Predictably, McCain blew it by selecting lame songs for his video. He should have used "Barry Angel" sung to the old dusty "Johnny Angel" or my personal favorite, "Oh-Bama" sung to the 1958 hit, "Oh, Donna," back in the Route 66 days when McCain was young and not so old.

Yet has anyone noticed McCain's complaining? No.

Because Obama might again work out three times in one day—the recent subject of a story explaining how he stays so skinny and young—and we'd cover all aspects of his beauty, again, if there is tape. And jealous old John McCain tromps alone on tarmacs in the night.

McCain is now cast as the crabby uncle who visits and shrieks there's no gin in your house. He grabs the TV remote control, turns off the cartoons and forces the kids to watch the ancient Mesopotamia special on The History Channel.

Just hope the kids don't dare tell uncle that Iraq doesn't border Pakistan. He'll nuke them.

Meanwhile, the Democrat Obama is treated quite differently. He's the Mr. Tumnus of American politics, the gentle forest faun of Narnia, with throngs of reporters trembling to sit with him at tea and cakes, like the little girl in the C.S. Lewis story, as he plays the flute, chanting "We Are The Change We've Been Waiting For." And nobody laughs.

You don't laugh because you can't make fun of Obama. The ground would swallow you whole.

He's still busy fighting off throngs of reporters, a cast of thousands as urgent and impassioned as in those old Hollywood biblical epics. This situation continues on his overseas campaign trip. TV anchors were all but ululating (which has nothing to do with sex) at his approach, desperate for interviews after he sank that three-point shot in front of American troops and hit nothing but net.

Who needs foreign policy expertise when you're so cool, you risk a three-point shot and make it on camera?

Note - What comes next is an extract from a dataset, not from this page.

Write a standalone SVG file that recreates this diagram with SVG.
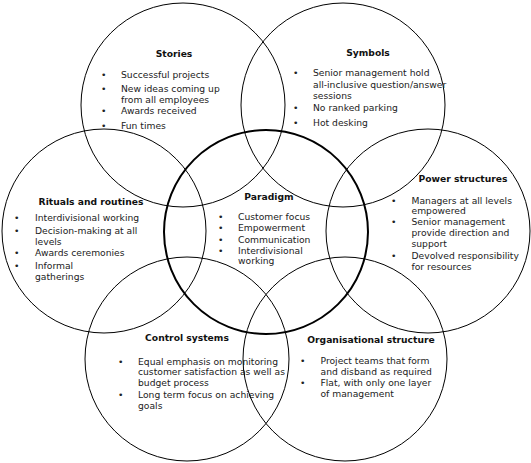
<svg xmlns="http://www.w3.org/2000/svg" width="531" height="463" viewBox="0 0 531 463">
<style>
.c{fill:none;stroke:#000;stroke-width:1}
.p{fill:none;stroke:#000;stroke-width:2}
text{font-family:"DejaVu Sans","Verdana",sans-serif;font-size:9.2px;fill:#222}
.t{font-weight:bold;text-anchor:middle;fill:#111}
</style>
<rect width="531" height="463" fill="#fff"/>
<g id="stories">
<circle class="c" cx="183" cy="105" r="102"/>
<text class="t" x="174" y="57">Stories</text>
<text x="101" y="77.5">•</text><text x="121" y="77.5">Successful projects</text>
<text x="101" y="91.5">•</text><text x="121" y="91.5">New ideas coming up</text>
<text x="121" y="102.5">from all employees</text>
<text x="101" y="114">•</text><text x="121" y="114">Awards received</text>
<text x="101" y="128.5">•</text><text x="121" y="128.5">Fun times</text>
</g>
<g id="symbols">
<circle class="c" cx="343" cy="105" r="102"/>
<text class="t" x="368" y="56">Symbols</text>
<text x="293" y="76">•</text><text x="313" y="76">Senior management hold</text>
<text x="313" y="87.5">all-inclusive question/answer</text>
<text x="313" y="98.5">sessions</text>
<text x="293" y="110.5">•</text><text x="313" y="110.5">No ranked parking</text>
<text x="293" y="126">•</text><text x="313" y="126">Hot desking</text>
</g>
<g id="rituals">
<circle class="c" cx="104" cy="231" r="102"/>
<text class="t" x="91" y="204.5">Rituals and routines</text>
<text x="14" y="221">•</text><text x="35" y="221">Interdivisional working</text>
<text x="14" y="233.5">•</text><text x="35" y="233.5">Decision-making at all</text>
<text x="35" y="244.5">levels</text>
<text x="14" y="255.5">•</text><text x="35" y="255.5">Awards ceremonies</text>
<text x="14" y="268.5">•</text><text x="35" y="268.5">Informal</text>
<text x="35" y="279.5">gatherings</text>
</g>
<g id="power">
<circle class="c" cx="428" cy="231" r="102"/>
<text class="t" x="463" y="182">Power structures</text>
<text x="391" y="203.5">•</text><text x="411.5" y="203.5">Managers at all levels</text>
<text x="411.5" y="214">empowered</text>
<text x="391" y="225">•</text><text x="411.5" y="225">Senior management</text>
<text x="411.5" y="236">provide direction and</text>
<text x="411.5" y="246.5">support</text>
<text x="391" y="258.5">•</text><text x="411.5" y="258.5">Devolved responsibility</text>
<text x="411.5" y="269.5">for resources</text>
</g>
<g id="control">
<circle class="c" cx="187" cy="359" r="102"/>
<text class="t" x="187" y="341">Control systems</text>
<text x="118" y="364.5">•</text><text x="138" y="364.5">Equal emphasis on monitoring</text>
<text x="138" y="375">customer satisfaction as well as</text>
<text x="138" y="385.5">budget process</text>
<text x="118" y="397.5">•</text><text x="138" y="397.5">Long term focus on achieving</text>
<text x="138" y="408.5">goals</text>
</g>
<g id="organisational">
<circle class="c" cx="345" cy="359" r="102"/>
<text class="t" x="371" y="342.5">Organisational structure</text>
<text x="300" y="364">•</text><text x="320.5" y="364">Project teams that form</text>
<text x="320.5" y="374.5">and disband as required</text>
<text x="300" y="386">•</text><text x="320.5" y="386">Flat, with only one layer</text>
<text x="320.5" y="396.5">of management</text>
</g>
<g id="paradigm">
<circle class="p" cx="266" cy="232" r="102"/>
<text class="t" x="269" y="200">Paradigm</text>
<text x="218" y="220">•</text><text x="238" y="220">Customer focus</text>
<text x="218" y="231">•</text><text x="238" y="231">Empowerment</text>
<text x="218" y="242.5">•</text><text x="238" y="242.5">Communication</text>
<text x="218" y="253.5">•</text><text x="238" y="253.5">Interdivisional</text>
<text x="238" y="264">working</text>
</g>
<g id="connectors"></g>
</svg>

And when reporters weren't arguing about getting access to his fact-finding-tour-campaign-commercial this week, they were tossing rose petals before him, so that his feet wouldn't touch the ground.

OK, I'm exaggerating about the roses. There are no rose petals left, because the media used them all up on Obama during his battle with the Clintons. I guess they'll have to use palm fronds now.

I hesitated to suggest this is because of liberal media bias, because the last time I said so, I was frightened and intimidated by the angry left blog Daily Kos, which has discovered that I'm not liberal. One Kos reader suggested that he'd read my column in the Tribune only "if the headline read 'Tribune Columnist Beaten to a Pulp.' "

How nice.

I didn't know Chicago Machine Democrats and their pals in the Illinois Republican Party were such devoted Kosmaniacs. Happily, one poster didn't want me dead. Just half dead and pulpy and ready to listen to reason.

Though we disagree, you've got to admire the Hard Left's restraint and tolerance for different views, as long as those views don't compel them to fantasize you've been beaten to a pulpy mass.

Yet pulpy or not, the thing is, reporters are generally biased toward Obama. The denials are getting old. Old as McCain. According to a Rasmussen poll, half of all Americans believe the media will favor Obama in their news coverage leading up to the November presidential election.

Sadly, that half of Americans is wrong once again.

Because the election is over, isn't it? Obama is president, all we're waiting for is the transcending, when a beam of light shines on Chris Matthews' face, carrying him to the heavens, smiling, that tingle running down his leg.